The applicant was charging with trafficking in dangerous drugs, with a serious organised crime circumstance of aggravation under s 161Q Penalties and Sentences Act 1992. He applied under s 590AA Criminal Code 1899 for a permanent stay of the prosecution of the circumstance of aggravation on the basis that the prosecution case was incapable of establishing a case to answer in respect of the circumstance of aggravation.

Proper Approach to the No Case Submission in a Stay Application

The prosecution case as to the circumstance of aggravation was circumstantial. Justice Henry took the opportunity to clarify the proper approach to deciding a no case submission in this context, noting the care had to be taken not to fall into the role of the ultimate tribunal of fact.
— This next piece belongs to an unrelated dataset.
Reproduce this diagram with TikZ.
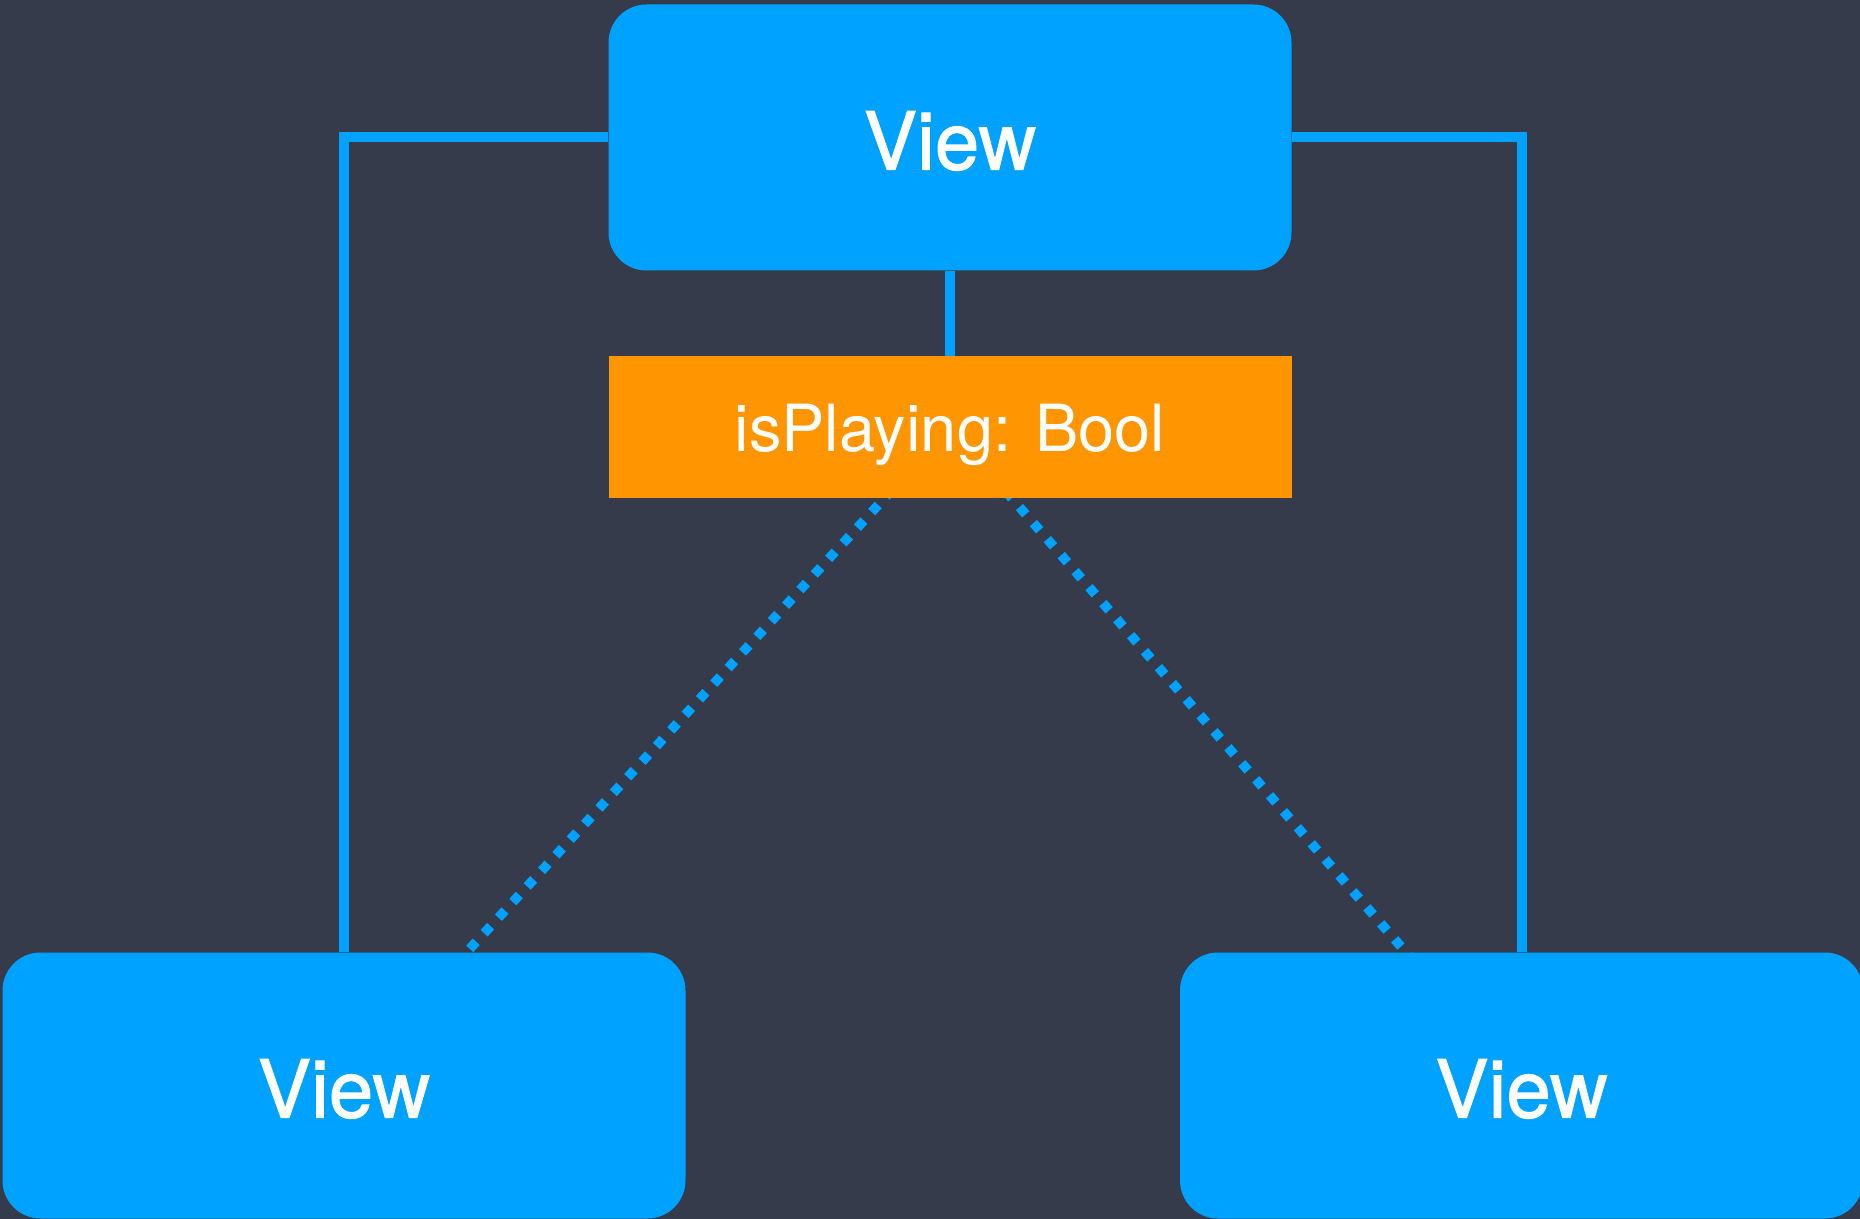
\documentclass[tikz,border=0pt]{standalone}
\usepackage{fontspec}
\setmainfont{TeX Gyre Heros}
\newfontface\viewfont{TeX Gyre Heros}[FakeBold=1.3]
\usepackage{tikz}
\usetikzlibrary{backgrounds}
\definecolor{bgslate}{RGB}{53, 59, 74}
\definecolor{viewblue}{RGB}{0, 162, 255}
\definecolor{stateorange}{RGB}{255, 149, 0}

\begin{document}
\begin{tikzpicture}[x=0.5pt, y=-0.5pt,
  viewbox/.style={rectangle, rounded corners=19pt, fill=viewblue, text=white,
    minimum width=341.5pt, minimum height=133pt, text height=32pt, text depth=0pt,
    font=\viewfont\fontsize{40}{48}\selectfont},
  statebox/.style={rectangle, fill=stateorange, text=white,
    minimum width=341.5pt, minimum height=71pt, text height=25pt, text depth=0pt,
    font=\fontsize{32.5}{39}\selectfont},
  link/.style={viewblue, line width=5pt},
  bindlink/.style={viewblue, line width=4.8pt, dash pattern=on 4.8pt off 5.8pt}]
\useasboundingbox (0,0) rectangle (1860,1219);
% Background
\begin{scope}[on background layer]
\fill[bgslate] (0,0) rectangle (1860,1219);
\end{scope}
% Views and state
\node[viewbox] (parent) at (950,137.5) {View};
\node[statebox] (state) at (950,427) {isPlaying: Bool};
\node[viewbox] (childA) at (344,1085.5) {View};
\node[viewbox] (childB) at (1521.5,1085.5) {View};
% Connectors
\begin{scope}[on background layer]
\draw[link] (parent.west) -| (childA.north);
\draw[link] (parent.east) -| (childB.north);
\draw[link] (parent.south) -- (state.north);
\draw[bindlink] (state.center) -- (childA.center);
\draw[bindlink] (state.center) -- (childB.center);
\end{scope}
\end{tikzpicture}
\end{document}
Both parties had referred to the “purported restatement of principle” by King CJ in Questions of Law Reserved on Acquittal (No 2 of 1993) (1993) 61 SASR 1. Part of that restatement indicated that “if the judge deciding a no case submission believes there is a hypothesis consistent with innocence reasonably open on the evidence, he or she must find that there is no case to answer” which, as Henry J explained, was contrary to authority. The “orthodox position” is that of McPherson J in R v Stewart; Ex parte Attorney-General [1989] 1 Qd R 590. Under it, a no case submission should only be upheld if the evidence was such that an inference of guilty was incapable of being drawn beyond reasonable doubt. Contrary to King CJ’s approach, “that there might remain a possible inference consistent with innocence did not serve to remove the question from the province of the jury”.

Meaning of “Criminal Organisation”

The prosecution case in this matter relevant to the circumstance of aggravation was that the applicant participated in a “criminal organisation” consisting of two individuals based in Sydney and two based in Cairns. It was alleged that the Sydney offenders repeatedly sent large quantities of illicit drugs to Cairns and the Cairns offenders then repeatedly sent large quantities of cash back to Sydney.

A “criminal organisation” under s 161O Penalties and Sentences Act relevantly required “a group of 3 or more persons, whether arranged formally or informally ... who engage in, or have as their purpose … engaging in, serious criminal activity; and … who, by their association, represent an unacceptable risk to the safety, welfare or order of the community”.

Justice Henry considered that the word “association” should be given its ordinary meaning as connoting “some form of connection … but not the precise manner or form of the connection”. It was not to be read down to exclude an indirect association:

“To describe the word ‘association’ as requiring only a direct association would involve the same erroneous reasoning as describing the word ‘contact’ as requiring only direct contact, as distinct from indirect contact. Reading the word ‘association’ in its context, I readily conclude the association it contemplates may be direct or indirect.”

Furthermore, the “central requirement” was that there was “a group of three or more persons”. There had to be “some unifying combination or relation between persons for them to constitute a group”, although the collection did not need to be capable of being recognised by the public as a group. 


The applicant submitted that while each pair of offenders could be described as a group, there was no connection or relationship between all four of them. Applying the “orthodox” approach, Henry J held that the fact this “rival view” of the prosecution case existed said “nothing as to whether the inference contended for … by the prosecution is capable of being sustained by the evidence”. While the matter ultimately would require an “assessment of the degree as to how one characterises what was occurring as between the Sydney and Cairns offenders”, the evidence was capable of sustaining the inference that they were in association with each other as part of the group.

In the result, the application was dismissed.